■ Aim
Without the pictures, set down every line of the data exactly.

>>>

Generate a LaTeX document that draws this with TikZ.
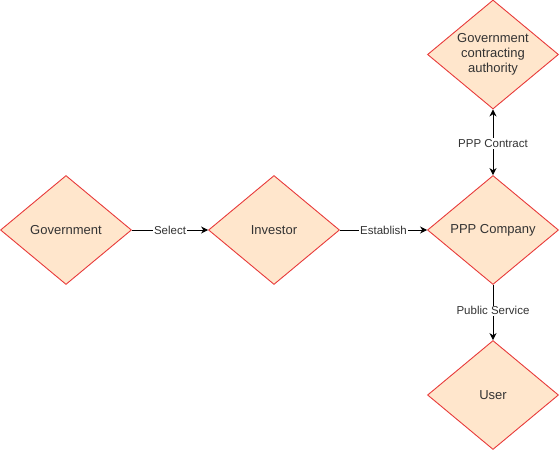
\documentclass[tikz,border=0pt]{standalone}
\usepackage{fontspec}
\setmainfont{Liberation Sans}
\usetikzlibrary{shapes.geometric,arrows.meta}
\definecolor{dfill}{HTML}{FFE6CC}
\definecolor{dline}{HTML}{E83A3A}
\definecolor{dtext}{HTML}{333333}
\begin{document}
\begin{tikzpicture}[x=1pt,y=-1pt,
  dia/.style={diamond,draw=dline,fill=dfill,line width=0.9pt,aspect=1.2,inner sep=0pt,
    minimum width=131pt,minimum height=109pt,font=\fontsize{13}{15}\selectfont,text=dtext,align=center},
  conn/.style={line width=0.9pt,-{Stealth[length=7pt,width=7pt]}},
  lab/.style={fill=white,inner sep=1pt,font=\fontsize{11.5}{13}\selectfont,text=dtext}]
\useasboundingbox (0,0) rectangle (560,450);
\node[dia] (gov) at (66,230) {Government};
\node[dia] (inv) at (274,230) {Investor};
\node[dia] (ppp) at (493,230) {PPP Company};
\node[dia] (gca) at (493,54.5) {Government\\contracting\\authority};
\node[dia] (user) at (493,395) {User};
\draw[conn] (gov) -- node[lab]{Select} (inv);
\draw[conn] (inv) -- node[lab]{Establish} (ppp);
\draw[conn,{Stealth[length=7pt,width=7pt]}-{Stealth[length=7pt,width=7pt]}] (gca) -- node[lab,pos=0.52]{PPP Contract} (ppp);
\draw[conn] (ppp) -- node[lab,pos=0.47]{Public Service} (user);
\end{tikzpicture}
\end{document}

<<<

■ Reply
Generate a LaTeX document that draws this with TikZ.
\documentclass[tikz,border=0pt]{standalone}
\usepackage{fontspec}
\setmainfont{Liberation Sans}
\usetikzlibrary{shapes.geometric,arrows.meta}
\definecolor{dfill}{HTML}{FFE6CC}
\definecolor{dline}{HTML}{E83A3A}
\definecolor{dtext}{HTML}{333333}
\begin{document}
\begin{tikzpicture}[x=1pt,y=-1pt,
  dia/.style={diamond,draw=dline,fill=dfill,line width=0.9pt,aspect=1.2,inner sep=0pt,
    minimum width=131pt,minimum height=109pt,font=\fontsize{13}{15}\selectfont,text=dtext,align=center},
  conn/.style={line width=0.9pt,-{Stealth[length=7pt,width=7pt]}},
  lab/.style={fill=white,inner sep=1pt,font=\fontsize{11.5}{13}\selectfont,text=dtext}]
\useasboundingbox (0,0) rectangle (560,450);
\node[dia] (gov) at (66,230) {Government};
\node[dia] (inv) at (274,230) {Investor};
\node[dia] (ppp) at (493,230) {PPP Company};
\node[dia] (gca) at (493,54.5) {Government\\contracting\\authority};
\node[dia] (user) at (493,395) {User};
\draw[conn] (gov) -- node[lab]{Select} (inv);
\draw[conn] (inv) -- node[lab]{Establish} (ppp);
\draw[conn,{Stealth[length=7pt,width=7pt]}-{Stealth[length=7pt,width=7pt]}] (gca) -- node[lab,pos=0.52]{PPP Contract} (ppp);
\draw[conn] (ppp) -- node[lab,pos=0.47]{Public Service} (user);
\end{tikzpicture}
\end{document}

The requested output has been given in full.